The melancholia this story instilled in me stems from the fact that it paints such a bleak and absurdist picture of this search. If Hajime wasn’t the hero, it certainly wasn’t Shimamoto, and Yukiko was, for the majority of the story, simply incidental, so it fell (for me) on the shoulders of Love itself to bear the weight of the Sisyphusian boulder this journey became. Murakami wanted me to believe in Love, its eternal nature (“Nothing can change it. Special feelings like that should never, ever be taken away.”), its undeniability (“Maybe, but I did meet you. And we can’t undo that… I don’t care where we end up; I just know I want to go there with you.”), and its power to leave us empty. (“I didn’t feel like I was in my own body; my body was just a lonely, temporary container I happened to be borrowing.”) Yet it was the importance of remembering the transient nature of all things that got lost amid the assertions of the immutable nature of Love. The author again (“Some things just vanish, like they were cut away. Others fade slowly into the mist.”) and again (“Whatever has form can disappear in an instant.”) put this notion on display and despite the fact that, “certain feelings stay with us forever,” we, like all things, must also change. Not, as I’m afraid this leads me to believe, to simply accept the lack of something for which we yearn, but also to allow ourselves to see it in places we’d never have believed it existed.
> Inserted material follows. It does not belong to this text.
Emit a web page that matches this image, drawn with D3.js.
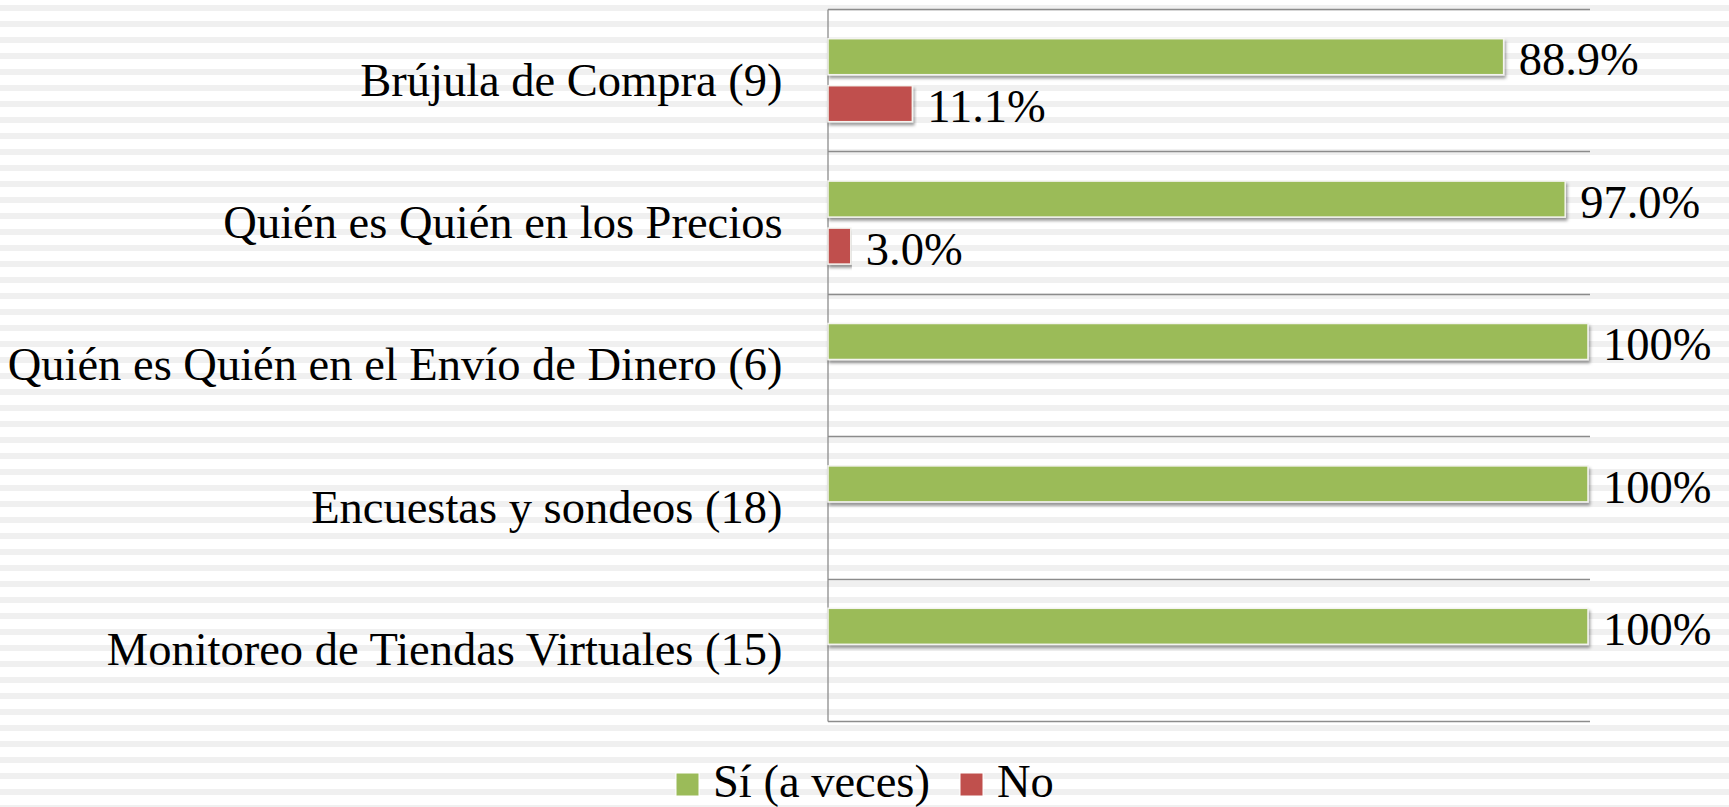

It was up to Hajime to, “find a new place, grab hold of a new life, a new personality” to make this story work. Despite the past and the connection shared between Hajime and Shimamoto I could never bring myself to truly want to see that love realized in a way that would destroy the life he had chosen to create with Yukiko… Yukiko who, in the face of her own father’s tacit acceptance of Hajime’s expected infidelity, (is this cultural?) continued to stand by her husband no matter how hard the rain fell. Nor did I want to see Hajime fall back into his relationship with Yukiko in a sort of de facto existence. Someone, no matter the outcome, was going to be destroyed. I wanted to see a true Love blossom at the end yet the final result felt like a simple admission that the “real” Love Hajime used to know with Shimamoto could not be recaptured in his adult life. The slight glimmer of hope we are given at the very end feels like a hope in acceptance rather than a hope for any kind of true Love. That is just not the hope that I want to have; I would rather continue staring at the “rain falling on the sea” with no hand resting lightly on my shoulder than live with “all strength drained from my body, as if someone had snuck up behind me and silently pulled the plug.” There are, perhaps, “lots of different ways to die,” and it may be true that, “in the end that doesn’t make a bit of difference,” but there are surely not “lots of different ways to live.” There is one way – I don’t think I can accept that chasing boulders down a hill is truly living.
I loved that this book had the effect that it did. Especially in that it made me work hard to find something I wanted to take away from it. I will, without question, return to this author in the future – an experience I await with great anticipation.